*Task goal:*
Retype exactly the lines from the first one through the line with "layer=layer, line=dict(color=color, width=w)))", including both ends; skip any pictures.

*Dataset records:*
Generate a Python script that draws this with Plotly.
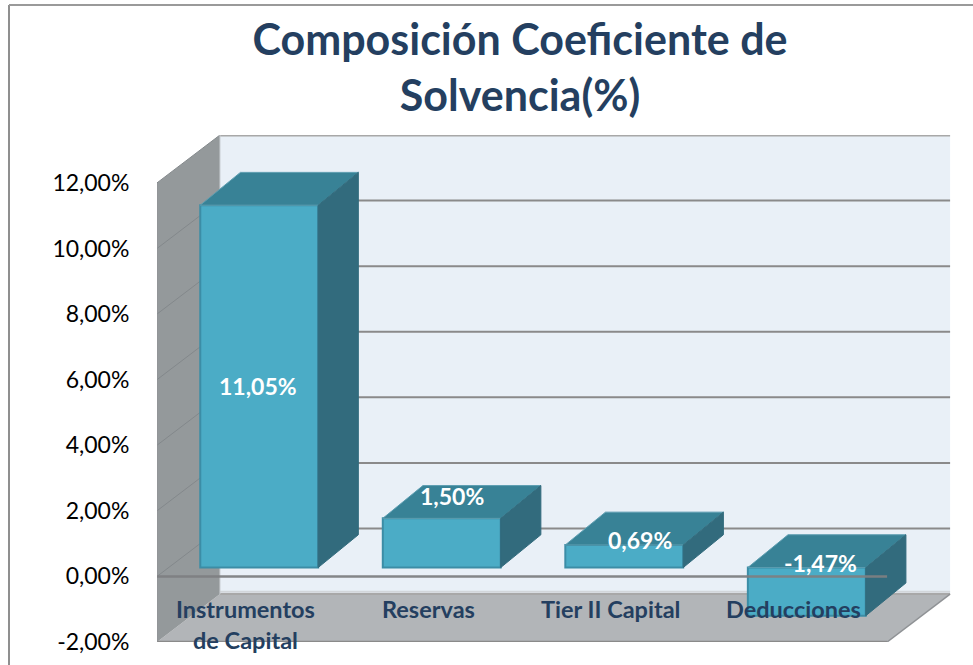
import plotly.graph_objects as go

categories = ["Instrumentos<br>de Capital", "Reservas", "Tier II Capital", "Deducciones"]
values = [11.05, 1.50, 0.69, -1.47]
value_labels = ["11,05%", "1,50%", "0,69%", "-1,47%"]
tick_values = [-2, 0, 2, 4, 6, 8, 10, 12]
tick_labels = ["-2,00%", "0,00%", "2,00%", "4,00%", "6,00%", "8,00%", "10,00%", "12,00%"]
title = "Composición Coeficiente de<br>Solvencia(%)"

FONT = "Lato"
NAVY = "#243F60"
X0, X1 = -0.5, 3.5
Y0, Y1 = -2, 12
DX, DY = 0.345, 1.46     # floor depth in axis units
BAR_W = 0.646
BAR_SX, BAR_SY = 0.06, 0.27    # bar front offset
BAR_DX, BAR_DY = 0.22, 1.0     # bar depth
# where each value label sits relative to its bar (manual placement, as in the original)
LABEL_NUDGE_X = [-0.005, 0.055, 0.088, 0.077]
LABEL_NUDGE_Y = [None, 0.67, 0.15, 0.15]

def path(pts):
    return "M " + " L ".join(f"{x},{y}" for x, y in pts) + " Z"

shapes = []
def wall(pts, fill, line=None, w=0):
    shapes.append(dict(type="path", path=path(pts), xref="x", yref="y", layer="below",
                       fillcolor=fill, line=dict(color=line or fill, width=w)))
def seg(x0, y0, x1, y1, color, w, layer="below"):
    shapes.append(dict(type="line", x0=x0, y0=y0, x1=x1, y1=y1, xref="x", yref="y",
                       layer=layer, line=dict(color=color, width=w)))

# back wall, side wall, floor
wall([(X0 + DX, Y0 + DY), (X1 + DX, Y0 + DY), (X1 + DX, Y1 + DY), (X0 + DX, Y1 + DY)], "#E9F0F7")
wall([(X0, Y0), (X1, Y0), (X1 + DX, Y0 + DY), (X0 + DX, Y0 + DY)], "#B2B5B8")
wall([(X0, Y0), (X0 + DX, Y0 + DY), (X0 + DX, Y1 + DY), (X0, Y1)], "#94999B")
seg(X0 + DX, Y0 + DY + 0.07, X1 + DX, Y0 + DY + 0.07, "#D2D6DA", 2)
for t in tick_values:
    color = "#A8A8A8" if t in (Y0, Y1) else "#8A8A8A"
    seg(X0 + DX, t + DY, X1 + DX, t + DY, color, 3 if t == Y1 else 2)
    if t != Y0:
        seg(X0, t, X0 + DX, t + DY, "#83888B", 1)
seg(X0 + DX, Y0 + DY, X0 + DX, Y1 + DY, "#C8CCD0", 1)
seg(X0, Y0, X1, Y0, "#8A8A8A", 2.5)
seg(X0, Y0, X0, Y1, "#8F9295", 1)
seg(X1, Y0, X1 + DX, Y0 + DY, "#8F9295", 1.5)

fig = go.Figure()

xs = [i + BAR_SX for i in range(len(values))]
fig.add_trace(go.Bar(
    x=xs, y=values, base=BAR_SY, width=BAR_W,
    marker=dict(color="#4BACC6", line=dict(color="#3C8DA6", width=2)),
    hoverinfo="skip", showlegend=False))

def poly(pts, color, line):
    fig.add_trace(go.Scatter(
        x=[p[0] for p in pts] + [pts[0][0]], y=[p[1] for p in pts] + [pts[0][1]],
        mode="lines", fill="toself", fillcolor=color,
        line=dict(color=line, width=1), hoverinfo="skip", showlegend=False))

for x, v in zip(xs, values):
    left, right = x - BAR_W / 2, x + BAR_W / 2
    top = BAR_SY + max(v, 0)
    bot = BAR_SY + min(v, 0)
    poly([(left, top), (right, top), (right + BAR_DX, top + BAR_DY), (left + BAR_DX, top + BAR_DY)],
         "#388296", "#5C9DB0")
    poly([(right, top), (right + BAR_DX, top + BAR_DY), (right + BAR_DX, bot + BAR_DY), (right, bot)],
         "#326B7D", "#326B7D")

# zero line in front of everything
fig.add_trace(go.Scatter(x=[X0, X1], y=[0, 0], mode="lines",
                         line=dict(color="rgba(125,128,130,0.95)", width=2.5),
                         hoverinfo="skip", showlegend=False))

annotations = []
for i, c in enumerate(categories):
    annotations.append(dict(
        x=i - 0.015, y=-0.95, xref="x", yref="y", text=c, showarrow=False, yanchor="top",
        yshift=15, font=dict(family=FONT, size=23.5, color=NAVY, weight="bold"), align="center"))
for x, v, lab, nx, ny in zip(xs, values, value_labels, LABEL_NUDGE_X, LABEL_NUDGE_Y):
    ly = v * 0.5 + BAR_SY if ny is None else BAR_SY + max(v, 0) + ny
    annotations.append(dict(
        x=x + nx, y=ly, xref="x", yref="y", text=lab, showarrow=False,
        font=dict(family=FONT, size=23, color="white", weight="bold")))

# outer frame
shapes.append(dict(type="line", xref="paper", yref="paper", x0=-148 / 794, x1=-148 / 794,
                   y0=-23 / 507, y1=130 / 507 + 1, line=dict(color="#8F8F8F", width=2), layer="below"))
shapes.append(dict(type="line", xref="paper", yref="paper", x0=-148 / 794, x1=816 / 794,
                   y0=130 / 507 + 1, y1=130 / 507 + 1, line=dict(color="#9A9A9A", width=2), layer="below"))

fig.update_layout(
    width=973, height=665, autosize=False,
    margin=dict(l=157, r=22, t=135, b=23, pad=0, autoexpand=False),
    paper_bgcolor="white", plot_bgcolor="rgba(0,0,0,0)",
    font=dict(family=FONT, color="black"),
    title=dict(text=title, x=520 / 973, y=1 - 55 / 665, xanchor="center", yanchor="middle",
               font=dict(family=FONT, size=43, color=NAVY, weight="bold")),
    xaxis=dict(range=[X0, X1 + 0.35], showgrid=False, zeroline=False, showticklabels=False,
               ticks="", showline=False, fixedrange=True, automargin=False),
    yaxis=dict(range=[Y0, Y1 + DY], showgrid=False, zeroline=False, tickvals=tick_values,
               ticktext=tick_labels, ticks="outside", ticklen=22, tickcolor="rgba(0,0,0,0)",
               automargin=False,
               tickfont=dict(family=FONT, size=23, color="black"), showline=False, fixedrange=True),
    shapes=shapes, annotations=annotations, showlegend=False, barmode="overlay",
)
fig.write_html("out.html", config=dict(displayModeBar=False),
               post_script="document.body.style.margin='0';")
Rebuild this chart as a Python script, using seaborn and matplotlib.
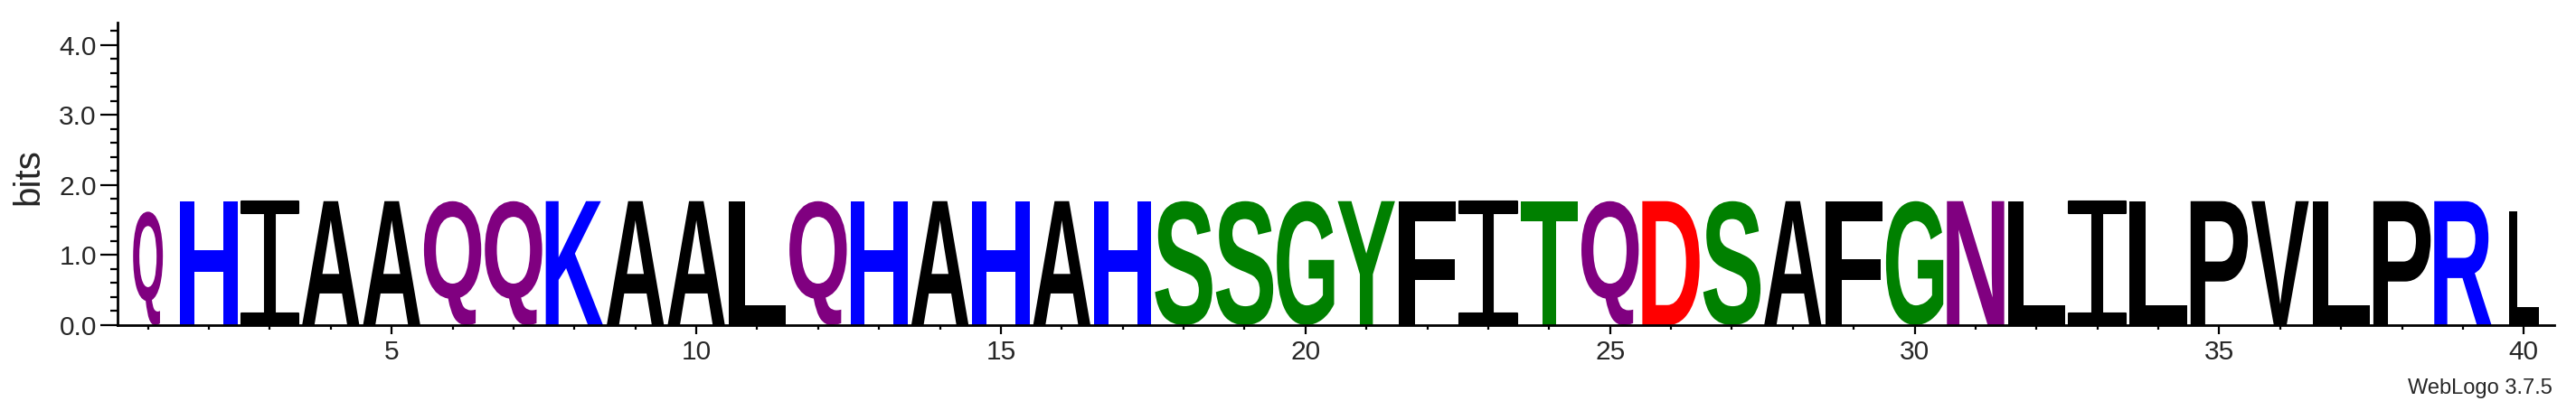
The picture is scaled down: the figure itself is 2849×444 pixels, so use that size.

*Right answer:*
Generate a Python script that draws this with Plotly.
import plotly.graph_objects as go

categories = ["Instrumentos<br>de Capital", "Reservas", "Tier II Capital", "Deducciones"]
values = [11.05, 1.50, 0.69, -1.47]
value_labels = ["11,05%", "1,50%", "0,69%", "-1,47%"]
tick_values = [-2, 0, 2, 4, 6, 8, 10, 12]
tick_labels = ["-2,00%", "0,00%", "2,00%", "4,00%", "6,00%", "8,00%", "10,00%", "12,00%"]
title = "Composición Coeficiente de<br>Solvencia(%)"

FONT = "Lato"
NAVY = "#243F60"
X0, X1 = -0.5, 3.5
Y0, Y1 = -2, 12
DX, DY = 0.345, 1.46     # floor depth in axis units
BAR_W = 0.646
BAR_SX, BAR_SY = 0.06, 0.27    # bar front offset
BAR_DX, BAR_DY = 0.22, 1.0     # bar depth
# where each value label sits relative to its bar (manual placement, as in the original)
LABEL_NUDGE_X = [-0.005, 0.055, 0.088, 0.077]
LABEL_NUDGE_Y = [None, 0.67, 0.15, 0.15]

def path(pts):
    return "M " + " L ".join(f"{x},{y}" for x, y in pts) + " Z"

shapes = []
def wall(pts, fill, line=None, w=0):
    shapes.append(dict(type="path", path=path(pts), xref="x", yref="y", layer="below",
                       fillcolor=fill, line=dict(color=line or fill, width=w)))
def seg(x0, y0, x1, y1, color, w, layer="below"):
    shapes.append(dict(type="line", x0=x0, y0=y0, x1=x1, y1=y1, xref="x", yref="y",
                       layer=layer, line=dict(color=color, width=w)))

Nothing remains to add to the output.